The project aimed to investigate infant leukemia generation, specially the mechanisms responsible for its short latency. Firstly, we attempted to recreate infant MLL-AF4+ pro-B ALL using lentiviral transduction to express MLL-AF4 or AF4-MLL in hematopoietic stem and progenitor cells (HSPC) at different developmental stages: aorta-gonada mesonephros (AGM), fetal liver (FL) and neonatal bone marrow (BM). However, this was not feasible due to large size of fusion protein constructs. Secondly, we generated mouse models by inducing the MLL-ENL rearrangement in the endogenous MLL locus, comparing the leukemogenic capacity of HSPC from different ontogenic stages.
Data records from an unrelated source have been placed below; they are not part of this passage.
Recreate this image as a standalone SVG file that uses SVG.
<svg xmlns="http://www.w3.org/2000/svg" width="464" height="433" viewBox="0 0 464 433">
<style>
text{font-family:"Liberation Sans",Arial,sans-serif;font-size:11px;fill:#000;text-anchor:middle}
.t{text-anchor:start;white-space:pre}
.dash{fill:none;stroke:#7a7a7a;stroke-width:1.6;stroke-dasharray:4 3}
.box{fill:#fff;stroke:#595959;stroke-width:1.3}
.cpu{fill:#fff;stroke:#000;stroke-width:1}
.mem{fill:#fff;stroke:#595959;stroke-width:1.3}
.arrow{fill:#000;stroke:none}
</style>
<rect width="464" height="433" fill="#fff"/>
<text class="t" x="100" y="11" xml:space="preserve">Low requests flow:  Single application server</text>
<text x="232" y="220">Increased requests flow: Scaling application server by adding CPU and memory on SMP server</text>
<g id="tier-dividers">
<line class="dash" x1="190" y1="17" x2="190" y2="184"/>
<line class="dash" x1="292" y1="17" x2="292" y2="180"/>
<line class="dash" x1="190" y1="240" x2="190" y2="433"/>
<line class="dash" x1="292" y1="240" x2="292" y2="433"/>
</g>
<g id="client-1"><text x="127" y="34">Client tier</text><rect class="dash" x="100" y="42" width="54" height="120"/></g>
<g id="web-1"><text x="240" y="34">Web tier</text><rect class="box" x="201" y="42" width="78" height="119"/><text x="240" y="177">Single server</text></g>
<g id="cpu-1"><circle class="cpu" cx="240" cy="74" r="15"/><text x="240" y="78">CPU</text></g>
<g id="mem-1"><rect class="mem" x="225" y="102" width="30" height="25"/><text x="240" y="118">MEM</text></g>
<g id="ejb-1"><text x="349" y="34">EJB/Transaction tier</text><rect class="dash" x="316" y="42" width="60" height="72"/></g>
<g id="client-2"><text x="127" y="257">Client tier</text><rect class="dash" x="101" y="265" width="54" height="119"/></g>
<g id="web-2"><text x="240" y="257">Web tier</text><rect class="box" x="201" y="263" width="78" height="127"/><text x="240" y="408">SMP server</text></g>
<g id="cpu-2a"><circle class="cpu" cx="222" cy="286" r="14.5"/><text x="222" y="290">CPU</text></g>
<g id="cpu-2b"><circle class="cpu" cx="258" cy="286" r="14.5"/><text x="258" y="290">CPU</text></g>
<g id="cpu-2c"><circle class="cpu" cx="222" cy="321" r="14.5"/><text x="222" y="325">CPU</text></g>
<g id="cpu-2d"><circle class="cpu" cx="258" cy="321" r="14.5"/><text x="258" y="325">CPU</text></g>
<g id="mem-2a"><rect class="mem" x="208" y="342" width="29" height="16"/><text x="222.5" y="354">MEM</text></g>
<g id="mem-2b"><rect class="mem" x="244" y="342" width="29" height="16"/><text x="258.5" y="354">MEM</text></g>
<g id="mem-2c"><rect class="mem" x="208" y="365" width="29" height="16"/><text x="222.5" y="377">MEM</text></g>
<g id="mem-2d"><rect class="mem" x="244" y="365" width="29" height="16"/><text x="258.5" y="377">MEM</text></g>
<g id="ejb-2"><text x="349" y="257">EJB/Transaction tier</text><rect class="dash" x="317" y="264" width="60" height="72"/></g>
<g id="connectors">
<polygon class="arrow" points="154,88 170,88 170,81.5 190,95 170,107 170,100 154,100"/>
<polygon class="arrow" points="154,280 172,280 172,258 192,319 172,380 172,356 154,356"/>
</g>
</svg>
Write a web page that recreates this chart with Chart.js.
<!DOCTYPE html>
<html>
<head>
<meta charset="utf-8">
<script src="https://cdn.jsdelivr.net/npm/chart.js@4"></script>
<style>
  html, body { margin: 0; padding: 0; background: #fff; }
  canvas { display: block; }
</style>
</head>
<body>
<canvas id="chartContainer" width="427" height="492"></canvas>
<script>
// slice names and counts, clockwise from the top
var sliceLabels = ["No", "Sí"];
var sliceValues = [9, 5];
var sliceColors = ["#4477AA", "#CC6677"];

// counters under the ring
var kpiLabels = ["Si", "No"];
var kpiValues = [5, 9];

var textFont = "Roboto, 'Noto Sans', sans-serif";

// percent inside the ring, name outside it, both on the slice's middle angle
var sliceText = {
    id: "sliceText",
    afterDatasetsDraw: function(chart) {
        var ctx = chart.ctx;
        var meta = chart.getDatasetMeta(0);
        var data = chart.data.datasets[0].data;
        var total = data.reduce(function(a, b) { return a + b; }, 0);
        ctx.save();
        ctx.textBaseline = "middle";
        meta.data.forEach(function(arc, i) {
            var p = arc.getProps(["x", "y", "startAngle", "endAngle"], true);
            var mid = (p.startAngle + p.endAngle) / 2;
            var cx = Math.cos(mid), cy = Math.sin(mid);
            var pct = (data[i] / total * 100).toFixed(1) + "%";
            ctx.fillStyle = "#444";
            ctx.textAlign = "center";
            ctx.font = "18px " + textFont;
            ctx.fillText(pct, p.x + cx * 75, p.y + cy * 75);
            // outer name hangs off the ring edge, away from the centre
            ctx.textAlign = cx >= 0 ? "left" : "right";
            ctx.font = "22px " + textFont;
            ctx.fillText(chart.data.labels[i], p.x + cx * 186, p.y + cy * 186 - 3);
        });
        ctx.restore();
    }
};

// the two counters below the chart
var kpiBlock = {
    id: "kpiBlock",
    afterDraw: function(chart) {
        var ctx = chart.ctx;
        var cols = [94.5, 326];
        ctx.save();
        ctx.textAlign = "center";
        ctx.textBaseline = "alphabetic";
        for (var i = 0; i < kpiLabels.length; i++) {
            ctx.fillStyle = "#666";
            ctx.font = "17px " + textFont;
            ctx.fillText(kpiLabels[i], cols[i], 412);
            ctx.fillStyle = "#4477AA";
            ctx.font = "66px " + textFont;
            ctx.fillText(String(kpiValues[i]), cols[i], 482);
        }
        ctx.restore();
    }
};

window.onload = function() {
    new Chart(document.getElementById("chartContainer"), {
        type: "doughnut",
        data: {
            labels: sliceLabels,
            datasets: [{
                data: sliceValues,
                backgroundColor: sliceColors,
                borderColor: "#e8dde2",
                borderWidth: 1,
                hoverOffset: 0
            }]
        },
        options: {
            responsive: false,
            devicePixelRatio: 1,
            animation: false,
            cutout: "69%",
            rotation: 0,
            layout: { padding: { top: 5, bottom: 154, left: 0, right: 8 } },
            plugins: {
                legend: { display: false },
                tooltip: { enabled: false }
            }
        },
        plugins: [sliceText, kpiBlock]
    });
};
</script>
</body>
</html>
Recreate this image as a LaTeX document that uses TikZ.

Using MLL-ENL translocator model (MLL-LoxP/ENL-LoxP mouse model) carrying a ubiquitous tamoxifen-inducible Cre recombinase transgene (b-actin-CreERT2), we isolated concrete hematopoietic cell populations (E14.5 fetal liver cells or adult Lin- BM cells) and induce in vitro fusion protein expression by adding tamoxifen to hematopoietic cell cultures. MLL-ENL-expressing cells induced for 3 days were transplanted into myelo-ablated newborn pups and followed up to see if leukemia developed. However, no signs of disease were detected by peripheral blood analysis in any of these animals, probably due to insufficient MLL-ENL expression level. Finally, since MLL rearrangement can be secondary to anti-tumoral drug administration, such as DNA topoisomerase II (TOP2) inhibitors, we studied if maternal exposure to TOP2 inhibitors during pregnancy is sufficient to break MLL and recreate MLL-r leukemia in offspring mice. Although MLL-r leukemia frequently occurs in patients with t-AL after exposure to TOP2 inhibitors, administration of etoposide into wild-type mice during pregnancy did not provoke MLL breaks nor generated leukemia, even in mice with DNA damage response (DDR) deficient background (PARP KO). In conclusion, we need better models of infant MLL leukemia to fully understand the initiation mechanisms of this rapid-onset disease and develop a rational basis for novel therapies.